On 8/11/2005 8:41 AM, Thomas Conley wrote:
Not really doable. Hundreds of automation execs broadcast commands
throughout the system, and the client can't afford not to route the
commands
(minor things like varying tape drives offline and online, no big deal ;-)
I would strongly suggest that you come up with a way to deal with the
FRACINT abends so that you can support ACF2 to RACF conversions (that is in
IBM's best interest, is it not?)
Unfortunately, the processing of operator commands requires that -no-
I/O take place during the authorization checking. If I/O can occur,
then there are cases during error recovery where the authorization check
will hang, leading to the command not functioning, which then leads to
error recovery being impossible.
Therefore, unless ACF2 could provide a complete ACEE, in the exact
format that RACF uses, we cannot satisfy that requirement. And they
cannot do that, due to the way they handle groups (for one) and due to
the fact that RACF has some proprietary data in an ACEE extension that
(a) we do not disclose to the other vendors and
(b) they probably could not support/duplicate even if we told them the
format.
At one point we did do some experiments where we said, OK, so we can't
do any I/O, but maybe we could take the ACEE that ACF2 sends us (or the
UTOKEN that should also come across the interface) and build a phony
ACEE without doing any I/O. It could have the user ID, and perhaps have
the "current" connect group, but it would lack any of the user's other
groups.
Lacking the complete group list, some commands might fail (for example,
if the administrator had used one of those alternate groups to grant
authority via the permissions in an OPERCMDS profile) but this would
avoid the abend, and perhaps the administrators would accept having to
administer things differently for this case.

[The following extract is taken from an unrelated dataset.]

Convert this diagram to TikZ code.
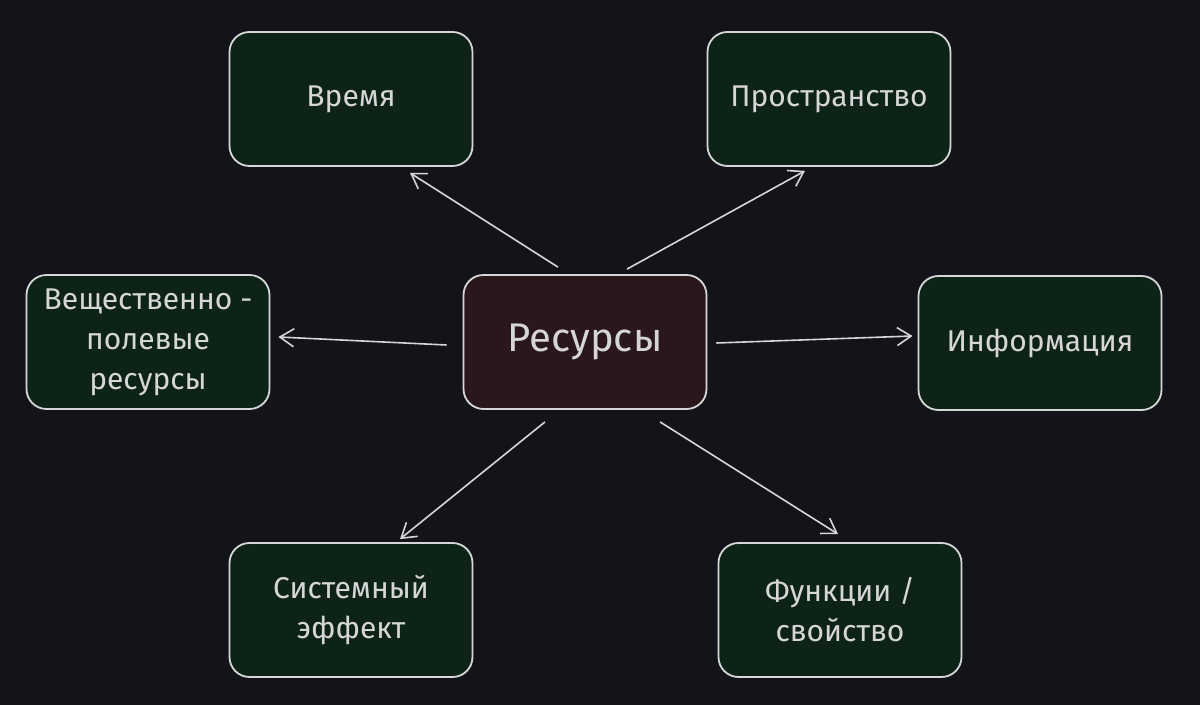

Unfortunately, we discovered that the ACEE/UTOKEN we were receiving from
ACF2 did not even have sufficient information to do that, so the
experiment failed. And we are busy enough with other things that we
have not continued experimenting.
Thus, at this point (and for the foreseeable future) we have no solution
for your problem. In a sysplex with a mix of security products,
operator command security will fail, with an abend, if an ACF2 (or Top
Secret, probably) system sends a command to a RACF system.